The Northern Bettong Project is a collaboration between WWF, James Cook University and the Queensland Government. Indigenous groups and local community members are also partners in the project. Funding has been provided by a grant from the Australian Government’s Caring for Our Country initiative.

Pooling their resources, the three organisations were able to put more than 100 sensor cameras in the field in the search for northern bettongs.

Rangers from the Queensland Parks and Wildlife Service, a JCU student and WWF’s Jess Koleck undertook the field work that resulted in the discovery.

The cameras were set about a kilometre apart in rows about five kilometres long and left in place for more than a month before being moved. Bait balls of peanut butter, oats, vanilla and truffle oil – known to be irresistible to northern bettongs – were were placed near the cameras.

The baits were locked in containers with perforated lids and pegged to the ground so that the first animal to walk by couldn’t eat the lure or carry it away.

Northern and spotted-tailed quolls, bandicoots and possums are among the animals which have set off the cameras, generating more than 100,000 photographs.
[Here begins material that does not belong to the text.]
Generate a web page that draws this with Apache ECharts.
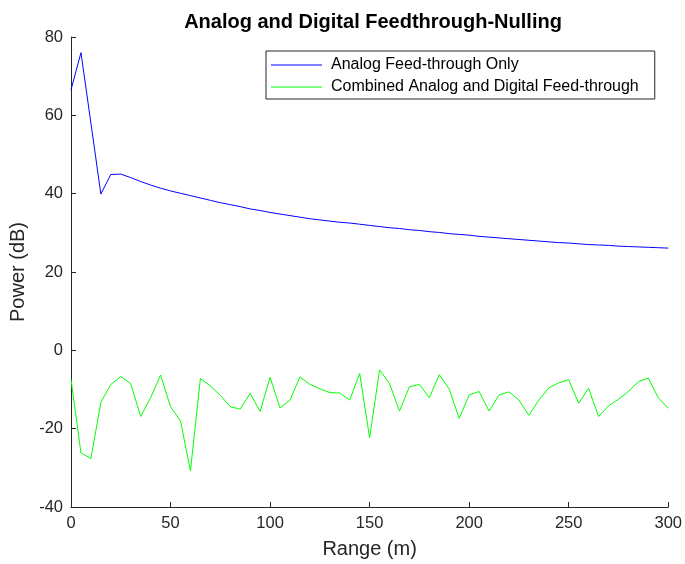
<!DOCTYPE html>
<html>
<head>
<meta charset="utf-8">
<script src="https://cdn.jsdelivr.net/npm/echarts@6/dist/echarts.min.js"></script>
<style>
html, body { margin: 0; padding: 0; background: #fff; }
#chart { width: 685px; height: 564px; }
</style>
</head>
<body>
<div id="chart"></div>
<script>
// range samples (m)
const ranges = [0, 5, 10, 15, 20, 25, 30, 35, 40, 45, 50, 55, 60, 65, 70, 75, 80, 85, 90, 95,
    100, 105, 110, 115, 120, 125, 130, 135, 140, 145, 150, 155, 160, 165, 170, 175, 180, 185, 190, 195,
    200, 205, 210, 215, 220, 225, 230, 235, 240, 245, 250, 255, 260, 265, 270, 275, 280, 285, 290, 295, 300];

// power (dB)
const analogOnly = [66.5, 76.0, 58.0, 39.9, 44.9, 45.0, 44.1, 43.1, 42.2, 41.4, 40.7, 40.1, 39.5, 38.9, 38.3, 37.7, 37.2, 36.7, 36.1, 35.7,
    35.2, 34.8, 34.4, 34.0, 33.6, 33.3, 33.0, 32.7, 32.5, 32.2, 31.9, 31.6, 31.3, 31.1, 30.8, 30.6, 30.3, 30.1, 29.8, 29.6,
    29.4, 29.1, 28.9, 28.7, 28.5, 28.3, 28.1, 27.9, 27.7, 27.5, 27.4, 27.2, 27.0, 26.9, 26.8, 26.6, 26.5, 26.4, 26.3, 26.2, 26.1];

const combined = [-7.4, -26.2, -27.6, -13.3, -8.7, -6.7, -8.5, -16.9, -12.1, -6.3, -14.4, -18.0, -30.8, -7.2, -9.1, -11.5, -14.4, -15.0, -11.0, -15.6,
    -6.9, -14.7, -12.7, -6.8, -8.7, -9.8, -10.8, -10.9, -12.7, -5.9, -22.3, -5.0, -8.5, -15.5, -9.3, -8.7, -12.1, -6.2, -9.9, -17.4,
    -11.4, -10.5, -15.5, -11.4, -10.6, -12.7, -16.6, -12.7, -9.6, -8.3, -7.5, -13.5, -9.7, -16.9, -14.2, -12.5, -10.5, -8.0, -7.1, -12.1, -14.8];

const xTicks = { min: 0, max: 300, step: 50 };
const yTicks = { min: -40, max: 80, step: 20 };

function pairs(ys) {
    return ranges.map((x, i) => [x, ys[i]]);
}

let myChart = echarts.init(document.getElementById('chart'));
let axisColor = '#262626';
let font = 'Liberation Sans, Arial, sans-serif';
let lineIcon = 'path://M0,0 L51,0 L51,1 L0,1 Z';

let option = {
    animation: false,
    textStyle: { fontFamily: font },
    title: {
        text: 'Analog and Digital Feedthrough-Nulling',
        left: 368,
        top: 7,
        textAlign: 'center',
        textStyle: { fontSize: 20, fontWeight: 'bold', color: '#000', fontFamily: font }
    },
    legend: {
        orient: 'vertical',
        left: 266,
        top: 51,
        padding: [6, 16, 4, 5],
        itemWidth: 51,
        itemHeight: 12,
        itemGap: 6,
        borderColor: '#262626',
        borderWidth: 1,
        backgroundColor: '#fff',
        textStyle: { fontSize: 16, color: '#000', fontFamily: font, padding: [0, 0, 0, 4] },
        data: [
            { name: 'Analog Feed-through Only', icon: lineIcon },
            { name: 'Combined Analog and Digital Feed-through', icon: lineIcon }
        ]
    },
    grid: {
        left: 71,
        right: 16,
        top: 37,
        bottom: 56
    },
    xAxis: {
        type: 'value',
        min: xTicks.min,
        max: xTicks.max,
        interval: xTicks.step,
        name: 'Range (m)',
        nameLocation: 'middle',
        nameGap: 32,
        nameTextStyle: { fontSize: 20, color: axisColor, fontFamily: font },
        axisLine: { show: true, onZero: false, lineStyle: { color: axisColor, width: 1 } },
        axisTick: { show: true, inside: true, length: 5, lineStyle: { color: axisColor } },
        axisLabel: { fontSize: 16.5, color: axisColor, margin: 8, fontFamily: font },
        splitLine: { show: false }
    },
    yAxis: {
        type: 'value',
        min: yTicks.min,
        max: yTicks.max,
        interval: yTicks.step,
        name: 'Power (dB)',
        nameLocation: 'middle',
        nameGap: 41,
        nameTextStyle: { fontSize: 20, color: axisColor, fontFamily: font },
        axisLine: { show: true, onZero: false, lineStyle: { color: axisColor, width: 1 } },
        axisTick: { show: true, inside: true, length: 5, lineStyle: { color: axisColor } },
        axisLabel: { fontSize: 16.5, color: axisColor, margin: 8, fontFamily: font },
        splitLine: { show: false }
    },
    series: [
        {
            name: 'Analog Feed-through Only',
            type: 'line',
            symbol: 'none',
            color: '#0000ff',
            lineStyle: { color: '#0000ff', width: 1 },
            data: pairs(analogOnly)
        },
        {
            name: 'Combined Analog and Digital Feed-through',
            type: 'line',
            symbol: 'none',
            color: '#00ff00',
            lineStyle: { color: '#00ff00', width: 1 },
            data: pairs(combined)
        }
    ]
};
myChart.setOption(option);
</script>
</body>
</html>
“Looking through a mountain of images has been a slow and tedious process. But we were all celebrating when there on the screen were northern bettongs from three different camera points. With only about half the photos sorted from this site, we’re hopeful of finding more. But it seems likely their range up in the north is pretty small,” said Ms Koleck.

Bettongs’ traditional habitat is open eucalypt woodland – with a grassy understory – just west of the rainforests of north Queensland.

Scientists believe these tiny marsupials play a crucial role in the health of the woodland. They mainly feed on truffles which grow underground on the roots of large trees.

The truffles fix nutrients in the poor soil that the trees need and use, while the trees provide sugar from photosynthesis to the truffles.

When bettongs consume truffles they spread the spores about the forest in their droppings. While other animals also eat truffles, bettongs eat a high proportion and variety including some truffle species it’s believed are not consumed by other mammals. These unique eucalypt woodlands could disappear – or be substantially altered – without the bettongs.

Northern bettongs face many threats. Much of their forest home has been cleared. Cats prey on them. Foxes, largely blamed for the mainland extinction of southern bettongs, may reach their territory.

Feral pigs compete for truffles and alter their habitat. Overgrazing by cattle can trash the grassy understory where they nest.

The loss of traditional fire regimes has allowed rainforest plants to take over in places changing open woodland into denser habitat not suited to bettongs. Climate change also looms as a long term threat.